Stage 5: Analyse results
Many business cases suffer from optimism bias; a tendency to exaggerate project benefits. Give your business case a ‘reality check’ by looking at the costs and benefits of one or more comparators; ‘stress test’ the tool by developing scenarios where things go differently from what you anticipate; and ask colleagues to challenge the assumptions in the analysis. Share the results with trusted colleagues who can take a critical view of the data to ensure your results stand up to scrutiny and be objective so that your commitment doesn’t cloud your judgement.
Distributional impacts are also important. The benefits may outweigh the costs overall but the business case needs to take into account any adverse impacts on particular groups.
Stage 6: Present the business case
Once you have gathered the evidence, you need to consider how the data will influence key decision makers. Are you making the case to the Local Strategic Partnership, senior officers, colleagues, Councillors, local communities, or the media? This will influence whether you need to go into detail about the financial values, stress intangible democratic or social benefits or use quotes and illustrations. It is also worth thinking about how the evidence fits into a broader story or narrative.

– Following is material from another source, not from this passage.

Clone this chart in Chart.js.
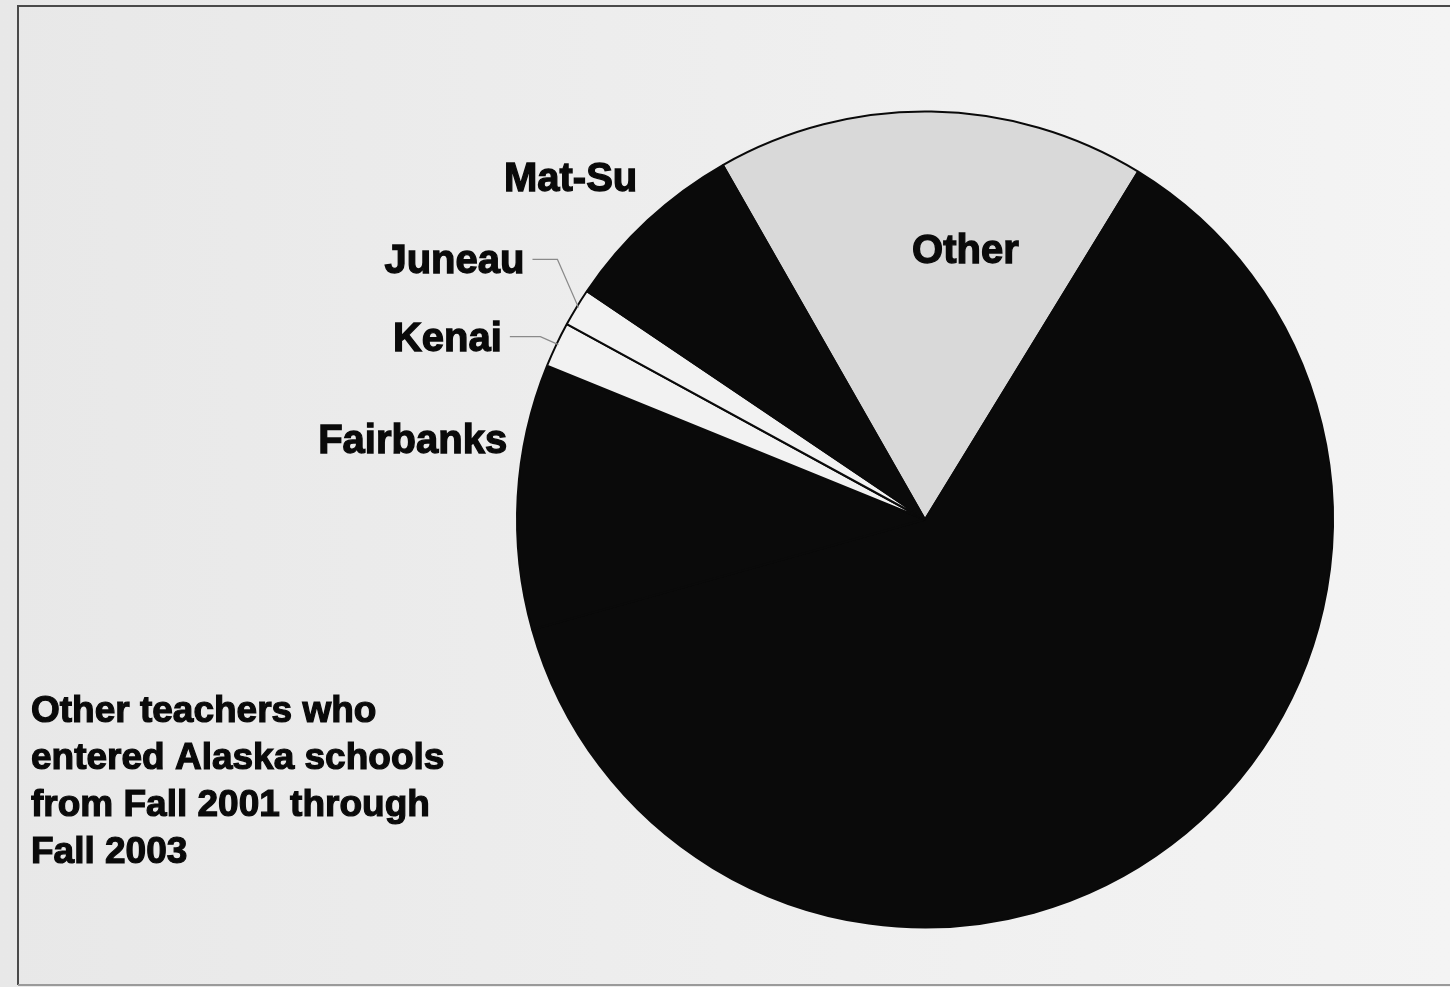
<!DOCTYPE html>
<html>
<head>
<meta charset="utf-8">
<script src="https://cdn.jsdelivr.net/npm/chart.js@4.4.1/dist/chart.umd.min.js"></script>
<style>
  html, body { margin: 0; padding: 0; background: #ececec; }
  #grafico { display: block; }
</style>
</head>
<body>
<canvas id="grafico" width="1450" height="987"></canvas>
<script>
    // dados (percentual aproximado de cada fatia)
    const distritos = ['Other', 'Anchorage', 'Fairbanks', 'Kenai', 'Juneau', 'Mat-Su'];
    const percentuais = [17.0, 61.9, 10.5, 1.8, 1.5, 7.3];
    const coresFatias = ['#d9d9d9', '#0a0a0a', '#0a0a0a', '#f2f2f2', '#f2f2f2', '#0a0a0a'];
    const linhasTexto = ['Other teachers who', 'entered Alaska schools', 'from Fall 2001 through', 'Fall 2003'];

    // fundo e moldura da folha escaneada
    const fundo = {
        id: 'fundo',
        beforeDraw(chart) {
            const ctx = chart.ctx;
            const w = chart.width, h = chart.height;
            const grad = ctx.createLinearGradient(0, 0, w, 0);
            grad.addColorStop(0, '#e8e8e8');
            grad.addColorStop(1, '#f4f4f4');
            ctx.save();
            ctx.fillStyle = grad;
            ctx.fillRect(0, 0, w, h);
            ctx.strokeStyle = '#4a4a4a';
            ctx.lineWidth = 2;
            ctx.beginPath();
            ctx.moveTo(w, 6);
            ctx.lineTo(18, 6);
            ctx.lineTo(18, 985);
            ctx.stroke();
            ctx.strokeStyle = '#9a9a9a';
            ctx.beginPath();
            ctx.moveTo(18, 985);
            ctx.lineTo(w, 985);
            ctx.stroke();
            ctx.restore();
        }
    };

    // escreve o texto um pouco mais grosso, como no original escaneado
    function textoGrosso(ctx, texto, x, y) {
        ctx.fillText(texto, x, y);
        ctx.strokeText(texto, x, y);
    }

    // rótulos das fatias, posicionados a partir do ponto médio do arco
    const rotulos = {
        id: 'rotulos',
        afterDatasetsDraw(chart, args, opts) {
            const ctx = chart.ctx;
            const arcos = chart.getDatasetMeta(0).data;
            ctx.save();
            ctx.font = 'bold 40px "Liberation Sans", Arial, sans-serif';
            ctx.textAlign = 'center';
            ctx.textBaseline = 'middle';
            opts.itens.forEach(function (item) {
                const arco = arcos[item.indice];
                const meio = (arco.startAngle + arco.endAngle) / 2;
                const bx = arco.x + Math.cos(meio) * arco.outerRadius;
                const by = arco.y + Math.sin(meio) * arco.outerRadius;
                const tx = bx + item.dx, ty = by + item.dy;
                const texto = distritos[item.indice];
                if (item.cotovelo) {
                    const larg = ctx.measureText(texto).width;
                    ctx.strokeStyle = '#8a8a8a';
                    ctx.lineWidth = 1.2;
                    ctx.beginPath();
                    ctx.moveTo(bx + 2, by);
                    ctx.lineTo(bx + item.cotovelo[0], by + item.cotovelo[1]);
                    ctx.lineTo(tx + larg / 2 + 8, by + item.cotovelo[1]);
                    ctx.stroke();
                }
                ctx.fillStyle = '#0a0a0a';
                ctx.strokeStyle = '#0a0a0a';
                ctx.lineWidth = 1.3;
                textoGrosso(ctx, texto, tx, ty);
            });
            // texto explicativo no canto inferior esquerdo
            ctx.font = 'bold 37px "Liberation Sans", Arial, sans-serif';
            ctx.textAlign = 'left';
            ctx.lineWidth = 1.2;
            linhasTexto.forEach(function (linha, i) {
                textoGrosso(ctx, linha, 31, 712 + i * 47);
            });
            ctx.restore();
        }
    };

    const dados = {
        labels: distritos,
        datasets: [{
            data: percentuais,
            backgroundColor: coresFatias,
            borderColor: '#0a0a0a',
            borderWidth: 2
        }]
    };

    const config = {
        type: 'pie',
        data: dados,
        options: {
            responsive: false,
            animation: false,
            rotation: -29.7,
            layout: {
                padding: { left: 516, right: 116, top: 110, bottom: 58 }
            },
            plugins: {
                legend: { display: false },
                tooltip: { enabled: false },
                rotulos: {
                    itens: [
                        { indice: 0, dx: 34, dy: 140 },
                        { indice: 2, dx: -105, dy: -54 },
                        { indice: 3, dx: -109, dy: -5, cotovelo: [-16, -8] },
                        { indice: 4, dx: -122, dy: -45, cotovelo: [-19, -48] },
                        { indice: 5, dx: -77, dy: -40 }
                    ]
                }
            }
        },
        plugins: [fundo, rotulos]
    };

    const meuGrafico = new Chart(document.getElementById('grafico'), config);
</script>
</body>
</html>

When making the business case for engagement it is useful to know what the costs and benefits of alternative activities would be. This enables you to work out the ‘opportunity costs’ that is what the alternative uses of those resources could have been. This could be doing nothing at all or using other methods. In some cases, due to legal duties or other requirements, doing nothing is not an option, so you need to identify a comparator, such as using a different method of engagement, and cost it out using a separate calculation form to work out comparators.
Looking at a comparator area provides a useful way of highlighting success. For example, a regeneration engagement project might be seen as a failure if it fails to increase employment in real terms. However if employment fell in other areas but remained stable in the area with engagement the business case would indicate that the engagement was a success.

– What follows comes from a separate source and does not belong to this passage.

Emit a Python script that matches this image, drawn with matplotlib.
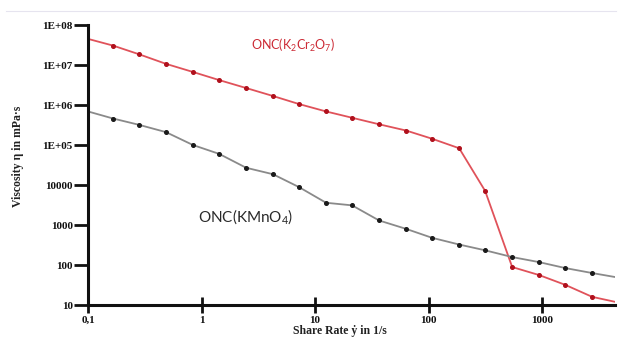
import matplotlib
matplotlib.use("Agg")
import matplotlib.pyplot as plt
from matplotlib.ticker import FixedLocator, NullLocator

# shear rate grid (1/s)
rate_red = [0.1, 0.166, 0.281, 0.486, 0.84, 1.43, 2.47, 4.26, 7.2, 12.5, 21.2,
            36.6, 63.4, 107, 186, 315, 545, 942, 1596, 2760, 4400]
visc_red = [4.5e7, 3.06e7, 1.86e7, 1.07e7, 6.7e6, 4.2e6, 2.66e6, 1.68e6, 1.06e6,
            6.9e5, 4.8e5, 3.3e5, 2.3e5, 1.44e5, 8.3e4, 7.1e3, 89, 56, 32, 16, 12]

rate_gray = rate_red
visc_gray = [6.9e5, 4.6e5, 3.2e5, 2.1e5, 1.0e5, 6.0e4, 2.7e4, 1.86e4, 8.9e3,
             3.6e3, 3.1e3, 1.3e3, 800, 480, 325, 233, 158, 118, 84, 63, 50]

x_ticks = [0.1, 1, 10, 100, 1000]
x_labels = ["0,1", "1", "10", "100", "1000"]
y_ticks = [1e8, 1e7, 1e6, 1e5, 1e4, 1e3, 100, 10]
y_labels = ["1E+08", "1E+07", "1E+06", "1E+05", "10000", "1000", "100", "10"]

serif = ["Liberation Serif", "DejaVu Serif"]
plt.rcParams["mathtext.fontset"] = "custom"
plt.rcParams["mathtext.rm"] = "Lato"
plt.rcParams["mathtext.it"] = "Lato"

fig = plt.figure(figsize=(6.22, 3.38), dpi=100)
ax = fig.add_axes([0.1415, 0.0976, 0.8475, 0.8284])

# faint rule along the top
fig.add_artist(plt.Line2D([0.01, 0.99], [0.967, 0.967], color="#e6e4ef", lw=0.8))

ax.plot(rate_red, visc_red, color="#e0525a", lw=1.3, zorder=2)
ax.plot(rate_red[1:-1], visc_red[1:-1], "o", color="#b0101c", ms=2.6, zorder=3)
ax.plot(rate_gray, visc_gray, color="#8a8a8a", lw=1.3, zorder=2)
ax.plot(rate_gray[1:-1], visc_gray[1:-1], "o", color="#1a1a1a", ms=2.6, zorder=3)

ax.set_xscale("log")
ax.set_yscale("log")
ax.set_xlim(0.1, 4400)
ax.set_ylim(10, 1e8)

for s in ["top", "right"]:
    ax.spines[s].set_visible(False)
for s in ["left", "bottom"]:
    ax.spines[s].set_linewidth(2.2)
    ax.spines[s].set_color("#111111")

ax.xaxis.set_major_locator(FixedLocator(x_ticks))
ax.xaxis.set_minor_locator(NullLocator())
ax.yaxis.set_major_locator(FixedLocator(y_ticks))
ax.yaxis.set_minor_locator(NullLocator())
ax.set_xticklabels(x_labels, fontfamily=serif, fontweight="bold", fontsize=8)
ax.set_yticklabels(y_labels, fontfamily=serif, fontweight="bold", fontsize=8)
ax.tick_params(axis="x", direction="inout", length=11, width=2, pad=2.5, colors="#111111")
ax.tick_params(axis="y", direction="out", length=10, width=2, pad=1, colors="#111111")

fig.text(0.029, 0.538, "Viscosity η in mPa·s", rotation=90, ha="center", va="center",
         family=serif, fontweight="bold", fontsize=8.5, color="#222222")
fig.text(0.547, 0.002, "Share Rate ẏ in 1/s", ha="center", va="bottom",
         family=serif, fontweight="bold", fontsize=8.5, color="#222222")

ax.text(0.471, 0.867, "ONC(K$_2$Cr$_2$O$_7$)", transform=fig.transFigure,
        ha="center", va="center", family="Lato", fontsize=9, color="#cc2a35")
ax.text(0.395, 0.358, "ONC(KMnO$_4$)", transform=fig.transFigure,
        ha="center", va="center", family="Lato", fontsize=11, color="#2a2a2a")

fig.savefig("out.png", dpi=100)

Do nothing: This incurs no direct monetary costs, but there may be negative impacts in the form of increased costs or decreased income as a result of inaction. In many cases this can only be measured by looking at cases from elsewhere or by making rough estimates.
Status quo: Your engagement project may be replacing or running alongside an existing activity which you can gather costs and benefits data about.

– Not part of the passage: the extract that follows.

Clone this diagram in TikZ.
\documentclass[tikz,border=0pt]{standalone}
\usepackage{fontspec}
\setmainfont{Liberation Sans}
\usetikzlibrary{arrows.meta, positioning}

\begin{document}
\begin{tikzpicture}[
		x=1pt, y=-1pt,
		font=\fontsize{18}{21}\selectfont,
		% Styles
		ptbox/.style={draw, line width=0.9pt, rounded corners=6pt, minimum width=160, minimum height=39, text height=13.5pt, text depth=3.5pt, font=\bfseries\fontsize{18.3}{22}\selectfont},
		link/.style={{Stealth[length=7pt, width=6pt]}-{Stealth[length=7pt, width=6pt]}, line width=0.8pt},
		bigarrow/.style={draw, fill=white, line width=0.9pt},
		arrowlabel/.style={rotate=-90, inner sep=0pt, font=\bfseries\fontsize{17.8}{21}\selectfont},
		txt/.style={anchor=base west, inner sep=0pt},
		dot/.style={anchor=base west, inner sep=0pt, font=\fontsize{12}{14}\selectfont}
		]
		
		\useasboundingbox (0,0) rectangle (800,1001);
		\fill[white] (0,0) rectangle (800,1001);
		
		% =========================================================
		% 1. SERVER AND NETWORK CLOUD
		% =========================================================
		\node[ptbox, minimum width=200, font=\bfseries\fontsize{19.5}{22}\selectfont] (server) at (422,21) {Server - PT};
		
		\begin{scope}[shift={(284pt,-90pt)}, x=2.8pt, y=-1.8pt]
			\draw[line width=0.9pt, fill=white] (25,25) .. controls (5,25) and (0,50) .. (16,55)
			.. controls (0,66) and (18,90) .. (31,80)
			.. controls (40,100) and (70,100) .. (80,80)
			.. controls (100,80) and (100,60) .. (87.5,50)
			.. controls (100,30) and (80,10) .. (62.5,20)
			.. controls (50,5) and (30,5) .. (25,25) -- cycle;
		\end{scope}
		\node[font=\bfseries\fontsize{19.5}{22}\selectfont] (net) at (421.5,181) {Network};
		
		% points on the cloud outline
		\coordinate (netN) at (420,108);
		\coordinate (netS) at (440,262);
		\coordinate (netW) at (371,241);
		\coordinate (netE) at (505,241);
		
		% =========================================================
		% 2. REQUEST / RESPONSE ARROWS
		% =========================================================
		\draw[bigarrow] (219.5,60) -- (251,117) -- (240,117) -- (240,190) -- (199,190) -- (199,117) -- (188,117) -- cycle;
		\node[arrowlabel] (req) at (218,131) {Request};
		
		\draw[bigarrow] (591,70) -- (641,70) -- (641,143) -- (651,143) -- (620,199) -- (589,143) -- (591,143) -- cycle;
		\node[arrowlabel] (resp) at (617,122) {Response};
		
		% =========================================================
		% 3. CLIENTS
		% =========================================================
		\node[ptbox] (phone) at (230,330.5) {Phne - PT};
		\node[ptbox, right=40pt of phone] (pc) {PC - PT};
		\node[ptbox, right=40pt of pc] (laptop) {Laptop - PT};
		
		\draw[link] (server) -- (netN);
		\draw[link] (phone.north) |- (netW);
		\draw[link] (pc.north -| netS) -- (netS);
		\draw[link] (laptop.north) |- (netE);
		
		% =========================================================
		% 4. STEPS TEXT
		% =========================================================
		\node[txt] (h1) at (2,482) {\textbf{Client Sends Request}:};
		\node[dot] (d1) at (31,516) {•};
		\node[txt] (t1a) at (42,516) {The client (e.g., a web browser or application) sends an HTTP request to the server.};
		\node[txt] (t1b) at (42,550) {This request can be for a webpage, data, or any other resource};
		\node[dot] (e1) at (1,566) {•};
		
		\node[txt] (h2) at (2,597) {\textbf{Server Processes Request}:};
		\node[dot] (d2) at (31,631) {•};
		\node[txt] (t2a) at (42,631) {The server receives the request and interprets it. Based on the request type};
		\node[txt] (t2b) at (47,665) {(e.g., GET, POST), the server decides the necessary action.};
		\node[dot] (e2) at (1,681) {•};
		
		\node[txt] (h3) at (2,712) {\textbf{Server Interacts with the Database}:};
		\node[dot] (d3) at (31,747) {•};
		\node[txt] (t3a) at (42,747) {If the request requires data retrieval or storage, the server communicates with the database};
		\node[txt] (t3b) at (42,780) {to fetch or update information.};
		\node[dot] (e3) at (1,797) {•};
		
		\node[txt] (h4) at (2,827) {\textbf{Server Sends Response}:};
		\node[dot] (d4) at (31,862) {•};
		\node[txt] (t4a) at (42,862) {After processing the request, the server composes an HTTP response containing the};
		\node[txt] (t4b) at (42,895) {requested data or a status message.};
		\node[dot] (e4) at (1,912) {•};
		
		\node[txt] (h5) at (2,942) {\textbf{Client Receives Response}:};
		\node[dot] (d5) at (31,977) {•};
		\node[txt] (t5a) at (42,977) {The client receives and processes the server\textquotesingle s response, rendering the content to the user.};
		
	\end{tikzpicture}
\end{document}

Alternative engagement methods: You may want to assess or measure the costs and benefits of using a different engagement approach. For example, if you are moving from collecting survey data to holding community planning meetings to make decisions about the provision of outdoor recreation space in a neighbourhood you could collect data for the survey method and directly evaluate it against the projected costs for making decisions through face to face meetings.
Alternative means of achieving the benefits: It may be useful to cost an alternative means of achieving the desired outcome. For example if the benefit is around increased awareness what would be the cost of achieving this with conventional marketing?